● **TASK**
Gather from the material every line that contains the string "draw".

● **AVAILABLE DATA**

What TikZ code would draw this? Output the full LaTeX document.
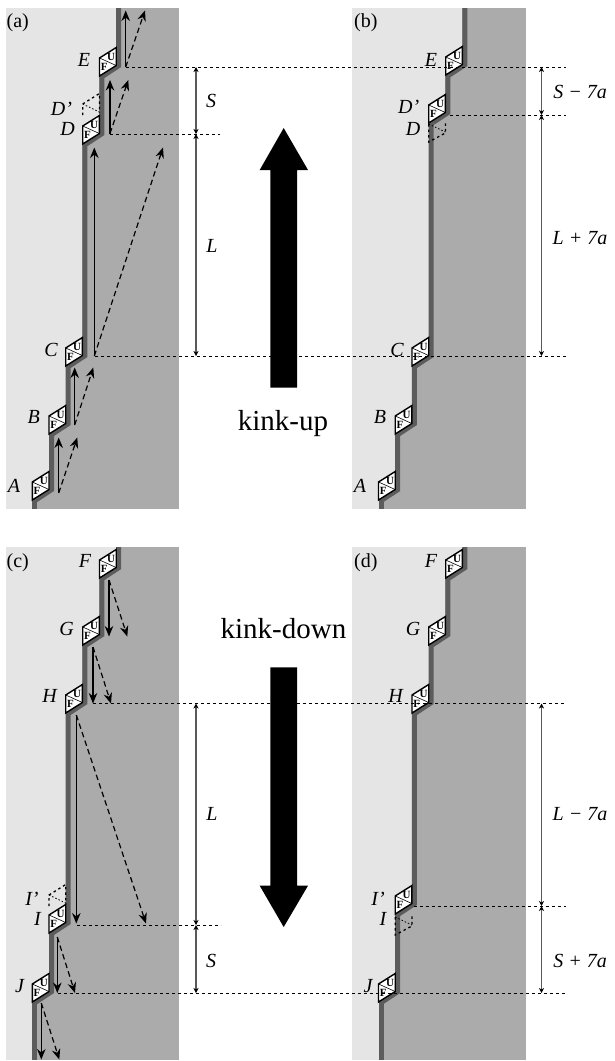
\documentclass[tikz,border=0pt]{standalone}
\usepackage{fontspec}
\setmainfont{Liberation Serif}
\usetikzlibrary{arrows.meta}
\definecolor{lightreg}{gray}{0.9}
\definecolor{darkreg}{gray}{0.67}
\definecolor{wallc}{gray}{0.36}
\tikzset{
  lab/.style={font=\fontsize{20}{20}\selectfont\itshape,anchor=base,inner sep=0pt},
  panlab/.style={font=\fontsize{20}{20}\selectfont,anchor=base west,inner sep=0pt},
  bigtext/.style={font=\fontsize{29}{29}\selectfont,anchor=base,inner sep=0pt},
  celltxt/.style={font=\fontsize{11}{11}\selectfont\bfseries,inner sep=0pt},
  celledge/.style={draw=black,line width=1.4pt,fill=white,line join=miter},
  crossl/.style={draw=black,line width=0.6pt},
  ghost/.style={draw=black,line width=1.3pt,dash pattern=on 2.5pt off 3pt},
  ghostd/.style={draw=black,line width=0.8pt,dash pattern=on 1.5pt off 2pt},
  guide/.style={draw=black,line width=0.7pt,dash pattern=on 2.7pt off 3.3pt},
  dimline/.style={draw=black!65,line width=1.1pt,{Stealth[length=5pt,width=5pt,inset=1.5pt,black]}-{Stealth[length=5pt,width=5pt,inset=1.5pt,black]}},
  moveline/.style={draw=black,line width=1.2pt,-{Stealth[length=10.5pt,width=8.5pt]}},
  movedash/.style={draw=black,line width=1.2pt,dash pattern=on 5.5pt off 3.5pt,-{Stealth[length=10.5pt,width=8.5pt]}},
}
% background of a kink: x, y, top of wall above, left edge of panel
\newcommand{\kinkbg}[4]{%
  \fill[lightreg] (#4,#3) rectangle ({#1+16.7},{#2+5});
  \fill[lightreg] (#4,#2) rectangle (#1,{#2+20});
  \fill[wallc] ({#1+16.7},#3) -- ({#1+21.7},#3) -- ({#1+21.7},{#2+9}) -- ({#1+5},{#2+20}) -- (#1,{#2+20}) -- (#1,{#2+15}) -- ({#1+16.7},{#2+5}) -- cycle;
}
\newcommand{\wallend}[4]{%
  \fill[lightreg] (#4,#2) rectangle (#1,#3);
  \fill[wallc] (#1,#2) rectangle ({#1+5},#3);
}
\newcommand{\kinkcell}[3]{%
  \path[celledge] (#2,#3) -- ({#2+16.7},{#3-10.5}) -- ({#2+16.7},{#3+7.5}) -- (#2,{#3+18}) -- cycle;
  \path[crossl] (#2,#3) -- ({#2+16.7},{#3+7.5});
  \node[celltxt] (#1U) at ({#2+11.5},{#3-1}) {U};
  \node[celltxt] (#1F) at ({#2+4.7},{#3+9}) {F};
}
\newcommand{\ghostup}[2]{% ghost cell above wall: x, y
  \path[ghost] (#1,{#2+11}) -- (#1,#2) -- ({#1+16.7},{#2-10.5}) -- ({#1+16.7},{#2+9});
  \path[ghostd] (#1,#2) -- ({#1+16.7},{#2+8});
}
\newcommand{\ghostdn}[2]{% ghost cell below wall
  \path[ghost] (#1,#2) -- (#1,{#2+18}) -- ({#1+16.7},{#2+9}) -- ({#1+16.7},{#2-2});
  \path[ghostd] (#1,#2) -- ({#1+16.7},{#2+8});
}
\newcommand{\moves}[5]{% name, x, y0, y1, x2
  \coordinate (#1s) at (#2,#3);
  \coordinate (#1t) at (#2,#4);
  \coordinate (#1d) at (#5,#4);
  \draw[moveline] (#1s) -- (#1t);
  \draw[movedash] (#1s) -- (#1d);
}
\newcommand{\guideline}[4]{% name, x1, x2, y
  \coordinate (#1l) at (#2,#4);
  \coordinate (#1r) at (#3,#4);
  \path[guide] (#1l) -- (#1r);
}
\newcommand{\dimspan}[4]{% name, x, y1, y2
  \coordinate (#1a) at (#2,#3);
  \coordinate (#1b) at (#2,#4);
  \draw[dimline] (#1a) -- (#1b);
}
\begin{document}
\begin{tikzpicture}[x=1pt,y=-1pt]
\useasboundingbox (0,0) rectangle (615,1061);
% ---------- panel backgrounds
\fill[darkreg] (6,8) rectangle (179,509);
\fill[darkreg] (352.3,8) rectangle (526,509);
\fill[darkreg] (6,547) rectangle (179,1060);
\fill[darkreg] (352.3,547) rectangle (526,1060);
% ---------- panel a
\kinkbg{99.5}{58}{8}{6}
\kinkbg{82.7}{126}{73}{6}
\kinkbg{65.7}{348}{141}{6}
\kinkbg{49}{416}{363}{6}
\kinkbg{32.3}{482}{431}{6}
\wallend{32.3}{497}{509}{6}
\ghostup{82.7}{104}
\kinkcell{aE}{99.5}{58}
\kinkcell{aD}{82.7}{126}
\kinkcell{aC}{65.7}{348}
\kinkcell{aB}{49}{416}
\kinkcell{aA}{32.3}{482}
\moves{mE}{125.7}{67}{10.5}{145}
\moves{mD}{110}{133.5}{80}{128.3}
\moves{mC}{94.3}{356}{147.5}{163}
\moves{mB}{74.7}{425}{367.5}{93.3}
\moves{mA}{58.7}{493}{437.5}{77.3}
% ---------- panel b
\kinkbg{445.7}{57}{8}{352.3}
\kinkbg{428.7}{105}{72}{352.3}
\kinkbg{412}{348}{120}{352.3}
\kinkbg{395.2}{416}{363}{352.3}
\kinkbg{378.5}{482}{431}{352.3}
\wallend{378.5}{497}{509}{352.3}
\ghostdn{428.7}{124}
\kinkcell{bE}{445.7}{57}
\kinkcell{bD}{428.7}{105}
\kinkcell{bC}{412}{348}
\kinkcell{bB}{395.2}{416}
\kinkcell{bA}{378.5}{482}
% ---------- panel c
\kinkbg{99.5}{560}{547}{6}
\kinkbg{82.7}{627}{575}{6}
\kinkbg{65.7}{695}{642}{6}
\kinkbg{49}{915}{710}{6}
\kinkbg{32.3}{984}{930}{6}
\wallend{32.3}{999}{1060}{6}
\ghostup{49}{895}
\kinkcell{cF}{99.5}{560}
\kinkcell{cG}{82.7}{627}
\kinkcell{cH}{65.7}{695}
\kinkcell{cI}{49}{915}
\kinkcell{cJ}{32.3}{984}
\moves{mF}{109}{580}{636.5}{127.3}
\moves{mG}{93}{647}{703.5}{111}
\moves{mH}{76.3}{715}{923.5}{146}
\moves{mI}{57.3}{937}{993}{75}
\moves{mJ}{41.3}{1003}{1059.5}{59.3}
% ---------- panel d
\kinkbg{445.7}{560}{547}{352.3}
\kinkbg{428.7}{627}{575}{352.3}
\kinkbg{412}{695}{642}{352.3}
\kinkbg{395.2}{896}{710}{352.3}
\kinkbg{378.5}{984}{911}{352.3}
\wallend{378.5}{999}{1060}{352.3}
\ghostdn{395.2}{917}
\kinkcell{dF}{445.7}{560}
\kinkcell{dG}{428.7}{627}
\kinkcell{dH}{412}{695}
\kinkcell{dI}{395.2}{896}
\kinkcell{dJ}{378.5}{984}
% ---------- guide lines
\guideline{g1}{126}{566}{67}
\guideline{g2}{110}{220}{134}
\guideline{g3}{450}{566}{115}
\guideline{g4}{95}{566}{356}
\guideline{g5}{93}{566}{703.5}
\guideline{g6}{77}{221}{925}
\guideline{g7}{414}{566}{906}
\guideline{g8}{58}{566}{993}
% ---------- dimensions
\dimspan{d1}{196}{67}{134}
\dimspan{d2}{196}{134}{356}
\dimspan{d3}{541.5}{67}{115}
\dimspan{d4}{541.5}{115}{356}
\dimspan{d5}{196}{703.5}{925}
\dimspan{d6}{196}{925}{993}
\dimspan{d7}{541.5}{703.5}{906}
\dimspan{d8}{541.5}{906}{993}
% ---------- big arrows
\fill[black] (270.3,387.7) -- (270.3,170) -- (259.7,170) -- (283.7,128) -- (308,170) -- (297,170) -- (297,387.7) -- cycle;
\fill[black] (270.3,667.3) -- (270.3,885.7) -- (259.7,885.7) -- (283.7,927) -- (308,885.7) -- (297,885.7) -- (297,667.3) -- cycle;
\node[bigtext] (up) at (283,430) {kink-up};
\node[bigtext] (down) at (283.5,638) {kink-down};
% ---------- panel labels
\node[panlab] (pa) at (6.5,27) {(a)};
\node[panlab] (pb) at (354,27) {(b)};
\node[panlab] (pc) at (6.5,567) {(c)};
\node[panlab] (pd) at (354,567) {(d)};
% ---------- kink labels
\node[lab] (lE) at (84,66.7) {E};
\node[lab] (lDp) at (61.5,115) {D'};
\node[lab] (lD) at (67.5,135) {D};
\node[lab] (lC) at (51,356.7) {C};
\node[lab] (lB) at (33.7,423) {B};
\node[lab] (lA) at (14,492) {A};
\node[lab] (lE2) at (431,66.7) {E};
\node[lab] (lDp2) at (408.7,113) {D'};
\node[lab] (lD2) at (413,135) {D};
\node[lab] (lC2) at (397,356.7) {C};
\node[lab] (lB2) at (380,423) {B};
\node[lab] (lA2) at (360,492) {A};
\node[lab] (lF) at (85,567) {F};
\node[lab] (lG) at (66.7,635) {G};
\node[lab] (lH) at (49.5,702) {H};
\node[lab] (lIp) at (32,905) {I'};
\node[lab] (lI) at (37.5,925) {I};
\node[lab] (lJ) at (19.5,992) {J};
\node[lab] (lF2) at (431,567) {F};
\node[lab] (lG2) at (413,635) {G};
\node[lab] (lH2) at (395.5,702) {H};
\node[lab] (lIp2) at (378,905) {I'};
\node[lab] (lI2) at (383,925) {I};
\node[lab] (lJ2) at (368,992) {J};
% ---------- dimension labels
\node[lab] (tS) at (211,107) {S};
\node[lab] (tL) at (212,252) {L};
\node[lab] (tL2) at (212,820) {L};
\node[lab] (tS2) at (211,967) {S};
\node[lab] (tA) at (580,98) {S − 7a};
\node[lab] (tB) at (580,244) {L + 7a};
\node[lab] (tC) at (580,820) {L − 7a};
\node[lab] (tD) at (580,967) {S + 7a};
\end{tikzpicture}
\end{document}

● **THE COMPLETED TASK**
What TikZ code would draw this? Output the full LaTeX document.
  celledge/.style={draw=black,line width=1.4pt,fill=white,line join=miter},
  crossl/.style={draw=black,line width=0.6pt},
  ghost/.style={draw=black,line width=1.3pt,dash pattern=on 2.5pt off 3pt},
  ghostd/.style={draw=black,line width=0.8pt,dash pattern=on 1.5pt off 2pt},
  guide/.style={draw=black,line width=0.7pt,dash pattern=on 2.7pt off 3.3pt},
  dimline/.style={draw=black!65,line width=1.1pt,{Stealth[length=5pt,width=5pt,inset=1.5pt,black]}-{Stealth[length=5pt,width=5pt,inset=1.5pt,black]}},
  moveline/.style={draw=black,line width=1.2pt,-{Stealth[length=10.5pt,width=8.5pt]}},
  movedash/.style={draw=black,line width=1.2pt,dash pattern=on 5.5pt off 3.5pt,-{Stealth[length=10.5pt,width=8.5pt]}},
  \draw[moveline] (#1s) -- (#1t);
  \draw[movedash] (#1s) -- (#1d);
  \draw[dimline] (#1a) -- (#1b);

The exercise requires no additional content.